A spokesman for Iran’s Islamic Revolutionary Guards Corps (IRGC) on Monday rejected Prime Minister Binyamin Netanyahu’s statements that Israel had attacked Iranian bases in Syria, saying they are completely “baseless” and “false.”

“If the IRGC had had 12 casualties, there should have been funerals in Iran for them over the past 20 days,” said spokesman Brigadier General Ramazan Sharif, according to the Mehr news agency.

comments follow last week’s Israeli air strikes on Iranian targets in Damascus, which came in retaliation for the launching of a surface-to-surface rocket by Iranian Quds toward the northern Golan Heights.

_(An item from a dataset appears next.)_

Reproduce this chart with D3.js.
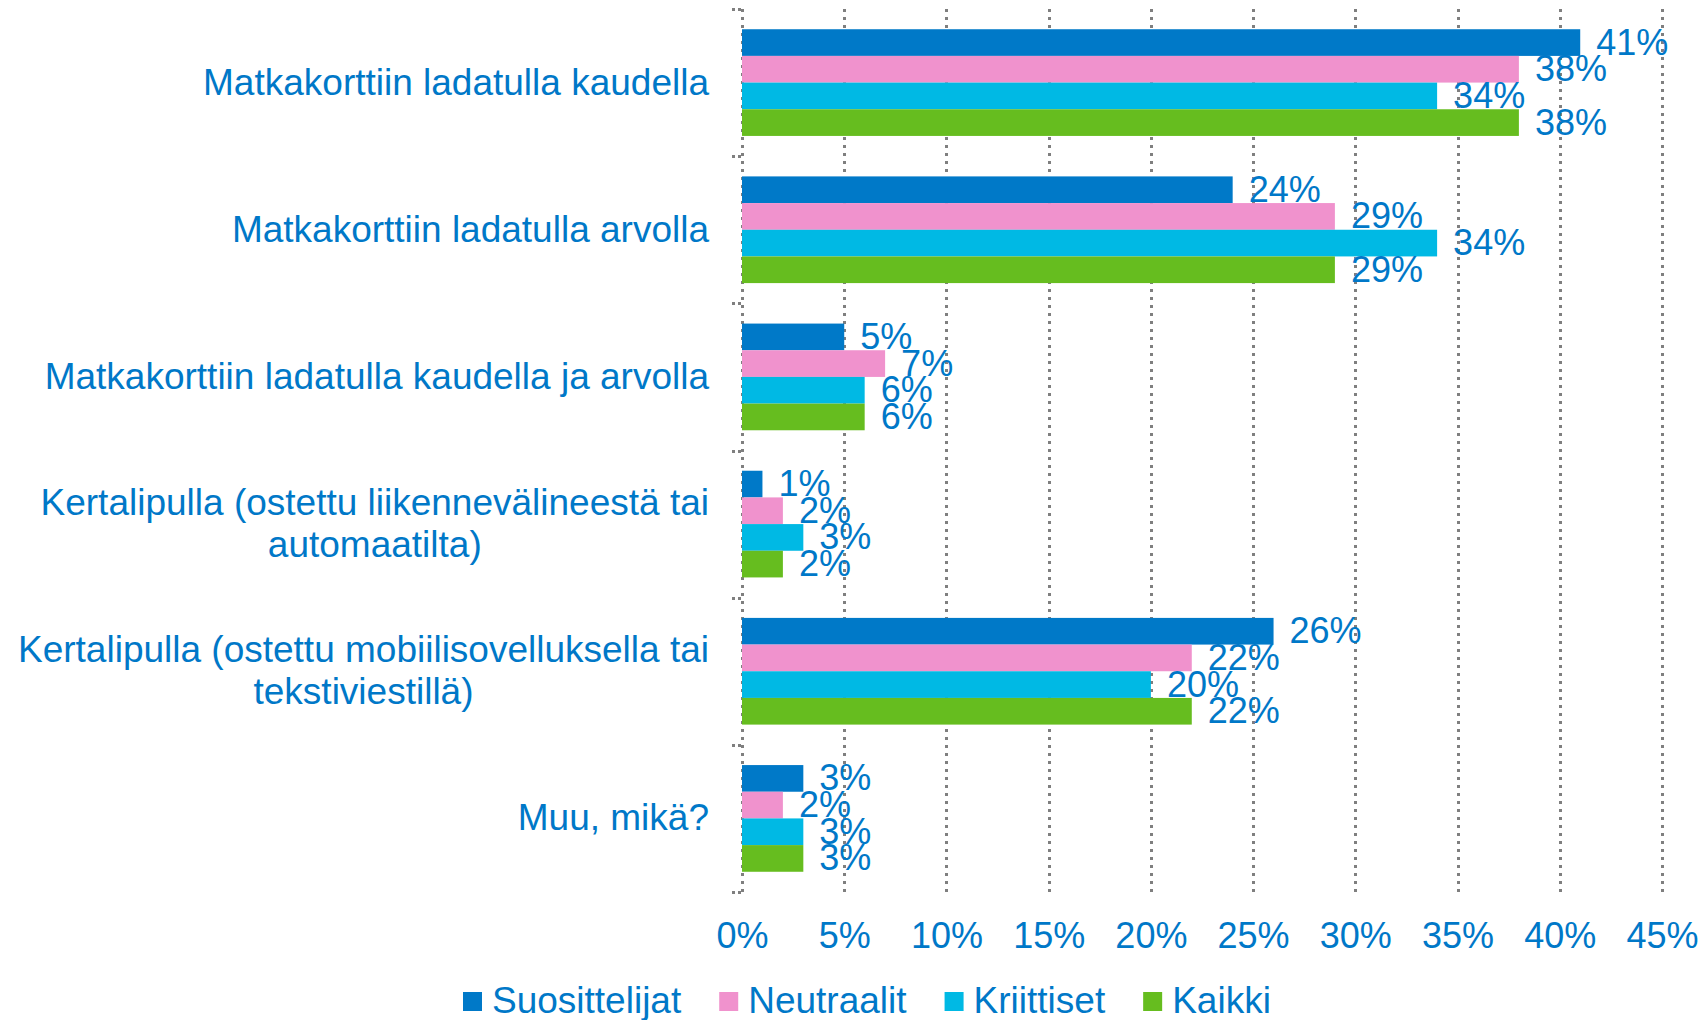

In the past, Israel has not publicly commented on its air strikes in Syria, but Prime Minister Binyamin Netanyahu broke with his country’s long-standing policy of not publicly accepting responsibility for airstrikes in Syria, and acknowledged that Israel’s air force had attacked Iranian weapons depots at the Damascus International Airport.

After last week’s Israeli air strike, Netanyahu warned Iran and Syria that Israel will not tolerate “acts of aggression”, nor will it accept Iran’s continued presence on Syrian soil.

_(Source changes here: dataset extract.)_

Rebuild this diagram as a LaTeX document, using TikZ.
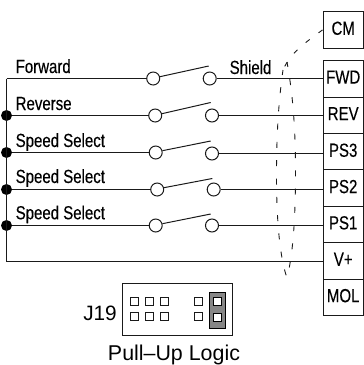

Iran is a key supporter of the Assad regime in Syria, having providing the regime with both financial aid and military advisers against a range of opposing forces since the start of the Syrian civil war in 2011.

Near the start of the Syrian civil war, it was reported that then-Iranian President Mahmoud Ahmadinejad had personally sanctioned the dispatch of officers from the Iranian Revolutionary Guards to Syria to fight alongside Assad’s troops.

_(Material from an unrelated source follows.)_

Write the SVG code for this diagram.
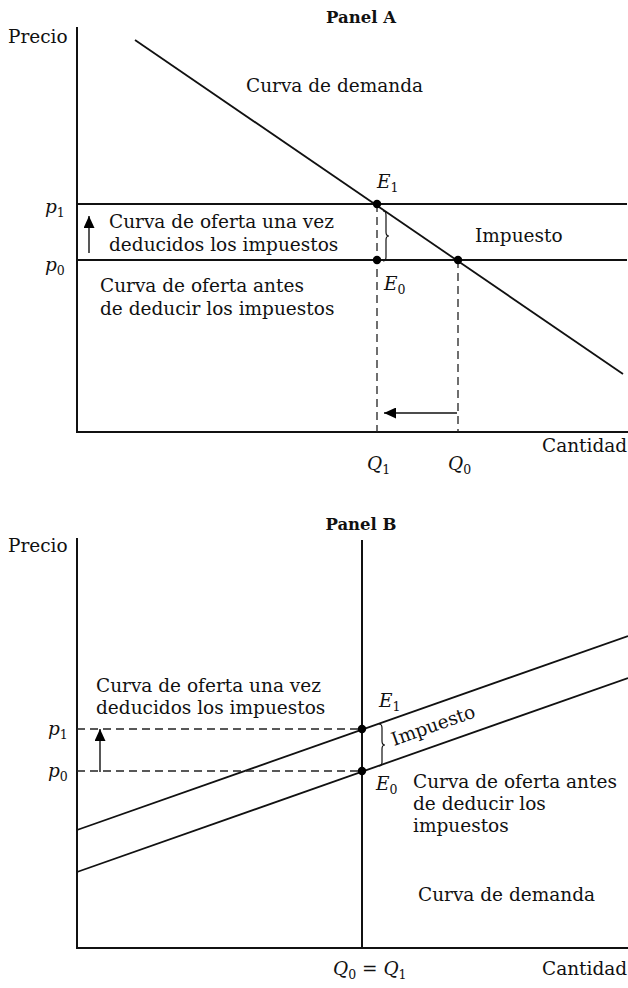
<svg xmlns="http://www.w3.org/2000/svg" width="628" height="988" viewBox="0 0 628 988">
<style>
text{font-family:"DejaVu Serif","Liberation Serif",serif;font-size:18.5px;fill:#111}
.t{font-weight:bold;font-size:16.5px}
.i{font-style:italic}
.s{font-size:12.5px;font-style:normal}
.ax{stroke:#111;stroke-width:2;fill:none}
.ln{stroke:#111;stroke-width:1.8;fill:none}
.ds{stroke:#222;stroke-width:1.3;stroke-dasharray:8 5;fill:none}
.br{stroke:#111;stroke-width:1.2;fill:none}
.ar{stroke:#111;stroke-width:1.4;fill:none;marker-end:url(#ah)}
.dot{fill:#000}
</style>
<defs>
<marker id="ah" viewBox="0 0 12 11" refX="12" refY="5.5" markerWidth="12" markerHeight="11" markerUnits="userSpaceOnUse" orient="auto">
<path d="M0,0 L12,5.5 L0,11 z" fill="#000"/>
</marker>
</defs>

<g id="panelA">
<text id="titleA" class="t" x="361" y="23" text-anchor="middle">Panel A</text>
<g id="axesA">
<path class="ax" d="M77,27 V432 H628"/>
<text x="8" y="43">Precio</text>
<text x="542" y="452">Cantidad</text>
</g>
<g id="connectorsA">
<path class="ln" d="M135,40 L623,374"/>
<path class="ln" d="M77,204 H627"/>
<path class="ln" d="M77,260 H627"/>
<path class="ds" d="M377,204 V432"/>
<path class="ds" d="M458,260 V432"/>
<path class="ar" d="M457,413 H384"/>
<path class="ar" d="M89,253 V216"/>
<path class="br" d="M383,211 q3,0 3,4 v17 q0,4 3,4 q-3,0 -3,4 v17 q0,4 -3,4"/>
</g>
<g id="pointsA">
<circle class="dot" cx="377" cy="204" r="4.2"/>
<circle class="dot" cx="377" cy="260" r="4.2"/>
<circle class="dot" cx="458" cy="260" r="4.2"/>
</g>
<g id="labelsA">
<text x="246" y="92">Curva de demanda</text>
<text x="109" y="228">Curva de oferta una vez</text>
<text x="109" y="251">deducidos los impuestos</text>
<text x="100" y="292">Curva de oferta antes</text>
<text x="100" y="315">de deducir los impuestos</text>
<text x="475" y="242">Impuesto</text>
<text class="i" x="45" y="213">p<tspan class="s" dy="4">1</tspan></text>
<text class="i" x="45" y="271">p<tspan class="s" dy="4">0</tspan></text>
<text class="i" x="377" y="188">E<tspan class="s" dy="4">1</tspan></text>
<text class="i" x="384" y="290">E<tspan class="s" dy="4">0</tspan></text>
<text class="i" x="367" y="470">Q<tspan class="s" dy="4">1</tspan></text>
<text class="i" x="448" y="470">Q<tspan class="s" dy="4">0</tspan></text>
</g>
</g>

<g id="panelB">
<text id="titleB" class="t" x="361" y="530" text-anchor="middle">Panel B</text>
<g id="axesB">
<path class="ax" d="M77,538 V948 H628"/>
<text x="8" y="552">Precio</text>
<text x="542" y="975">Cantidad</text>
</g>
<g id="connectorsB">
<path class="ax" d="M362,540 V948"/>
<path class="ln" d="M77,830 L628,636"/>
<path class="ln" d="M77,872 L628,678"/>
<path class="ds" d="M77,729 H362"/>
<path class="ds" d="M77,771 H362"/>
<path class="ar" d="M100,772 V729"/>
<path class="br" d="M379,724 q3,0 3,4 v13 q0,4 3,4 q-3,0 -3,4 v13 q0,4 -3,4"/>
</g>
<g id="pointsB">
<circle class="dot" cx="362" cy="729" r="4.2"/>
<circle class="dot" cx="362" cy="771" r="4.2"/>
</g>
<g id="labelsB">
<text x="96" y="692">Curva de oferta una vez</text>
<text x="96" y="714">deducidos los impuestos</text>
<text x="394" y="746" transform="rotate(-19.5 394 746)">Impuesto</text>
<text x="413" y="788">Curva de oferta antes</text>
<text x="413" y="810">de deducir los</text>
<text x="413" y="832">impuestos</text>
<text x="418" y="901">Curva de demanda</text>
<text class="i" x="48" y="735">p<tspan class="s" dy="4">1</tspan></text>
<text class="i" x="48" y="777">p<tspan class="s" dy="4">0</tspan></text>
<text class="i" x="379" y="707">E<tspan class="s" dy="4">1</tspan></text>
<text class="i" x="376" y="790">E<tspan class="s" dy="4">0</tspan></text>
<text class="i" x="333" y="975">Q<tspan class="s" dy="4">0</tspan><tspan dy="-4" style="font-style:normal"> = </tspan>Q<tspan class="s" dy="4">1</tspan></text>
</g>
</g>
</svg>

However, Iranian officials regularly deny that the Islamic Republic has a military presence in Syria and claim that Iran only sent “advisers” to Syria to help fight “terrorists”.

Ali Akbar Velayati, a top aide to Iranian Supreme Leader Ayatollah Ali Khamenei, made clear last summer that Iran would withdraw its “military advisers” from Syria and Iraq only if their governments wanted it to.

More recently, Iran's defense minister visited Damascus and said his country will continue its support of the Syrian government, while stressing the nature of the two countries' cooperation won't be decided by a "third party."